安装
curl -fsSL https://get.docker.com -o get-docker.sh
sudo sh get-docker.sh
为了防止后面权限有问题,执行下面这个
sudo groupadd docker
sudo gpasswd -a $USER docker
newgrp docker
基本操作
获得镜像
docker pull hello-world
运行
docker run hello-world
查看当前拥有的镜像
docker image ls
查看当前拥有的container
docker container ls -a
交互运行
docker run -ti --rm python:3.7
交互运行,执行其他命令
docker run -ti --rm python:3.7 bash
展示所有运行中的容器
docker ps
展示所有所有的容器,包括未运行的容器
docker ps -a
停止所有容器
docker stop $(docker ps -a -q)
删除所有容器(删除一个容器,只需要把最后面改成对应的CONTAINER ID就行)

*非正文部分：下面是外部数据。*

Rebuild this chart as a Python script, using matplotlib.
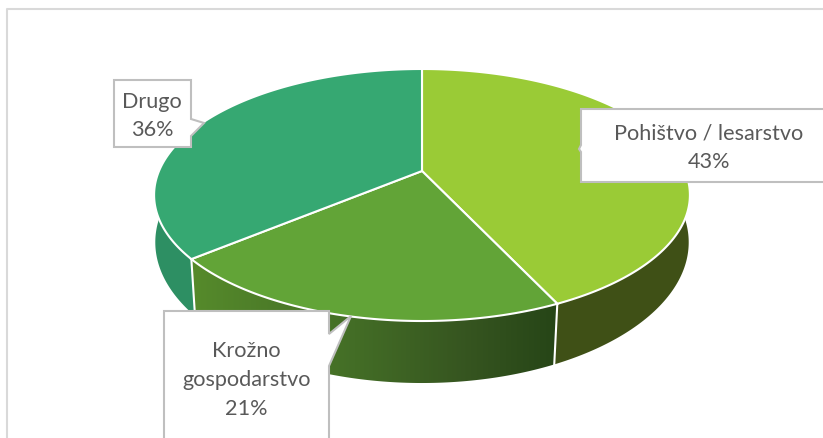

docker rm $(docker ps -a -q)
删除镜像(xxx是IMAGE ID)
docker rmi xxx
nvidia-docker
distribution=$(. /etc/os-release;echo $ID$VERSION_ID) \
&& curl -fsSL https://nvidia.github.io/libnvidia-container/gpgkey | sudo gpg --dearmor -o /usr/share/keyrings/nvidia-container-toolkit-keyring.gpg \
&& curl -s -L https://nvidia.github.io/libnvidia-container/$distribution/libnvidia-container.list | \
sed 's#deb https://#deb [signed-by=/usr/share/keyrings/nvidia-container-toolkit-keyring.gpg] https://#g' | \
sudo tee /etc/apt/sources.list.d/nvidia-container-toolkit.list
sudo apt-get update
sudo apt-get install -y nvidia-container-toolkit
sudo nvidia-ctk runtime configure --runtime=docker
sudo systemctl restart docker
接着测试一下
docker run --rm --runtime=nvidia --gpus all nvidia/cuda:11.6.2-base-ubuntu20.04 nvidia-smi
创建image
编写Dockerfile
FROM nvidia/cuda:11.6.0-base-ubuntu20.04
# FROM pytorch/pytorch:1.6.0-cuda10.1-cudnn7-runtime
COPY . /
RUN sed -i 's/security.ubuntu.com/mirrors.ustc.edu.cn/g' /etc/apt/sources.list
RUN sed -i 's/archive.ubuntu.com/mirrors.ustc.edu.cn/g' /etc/apt/sources.list
RUN apt-get update
RUN apt-get install python3 python3-pip -y
RUN pip3 install --upgrade pip
RUN pip3 config set global.index-url https://mirrors.bfsu.edu.cn/pypi/web/simple
RUN pip3 install torch==1.13.1+cu116 torchvision==0.14.1+cu116 torchaudio==0.13.1 --extra-index-url https://download.pytorch.org/whl/cu116
RUN pip3 install -r requirements.txt
CMD ["sh", "predict.sh"]
由于COPY .会把所有的文件复制进去,所以可以编写.dockerignore,语法与.gitignore一样
.idea
*.pth
output
workspace
test_set
接着就是build
进入Dockerfile所在目录,然后执行
(最后一个是image名字)
docker build . -t nightmare4214
image上传dockerhub
登入
docker login
查看一下image id
docker image ls
其中148ec92d55ab 是image id,nightmare4214是dockerhub账号,icml-hqu是仓库名字
docker tag 148ec92d55ab nightmare4214/icml-hqu
docker push nightmare4214/icml-hqu
具体语法如下,tagname像我一样不写就是latest
docker tag local-image:tagname new-repo:tagname
docker push new-repo:tagname
拉取
docker pull nightmare4214/icml-hqu
docker container run --gpus "device=0" -m 28g --name icml-hqu --rm -v $PWD/test_set/:/workspace/inputs/ -v $PWD/nightmare4214_outputs/:/workspace/outputs/ nightmare4214/icml-hqu:latest /bin/bash -c "sh predict.sh"
参考
https://nbviewer.org/github/ericspod/ContainersForCollaboration/blob/master/ContainersForCollaboration.ipynb
https://docs.nvidia.com/datacenter/cloud-native/container-toolkit/install-guide.html
https://docs.docker.com/develop/develop-images/dockerfile_best-practices/
https://docs.docker.com/engine/reference/commandline/container_run/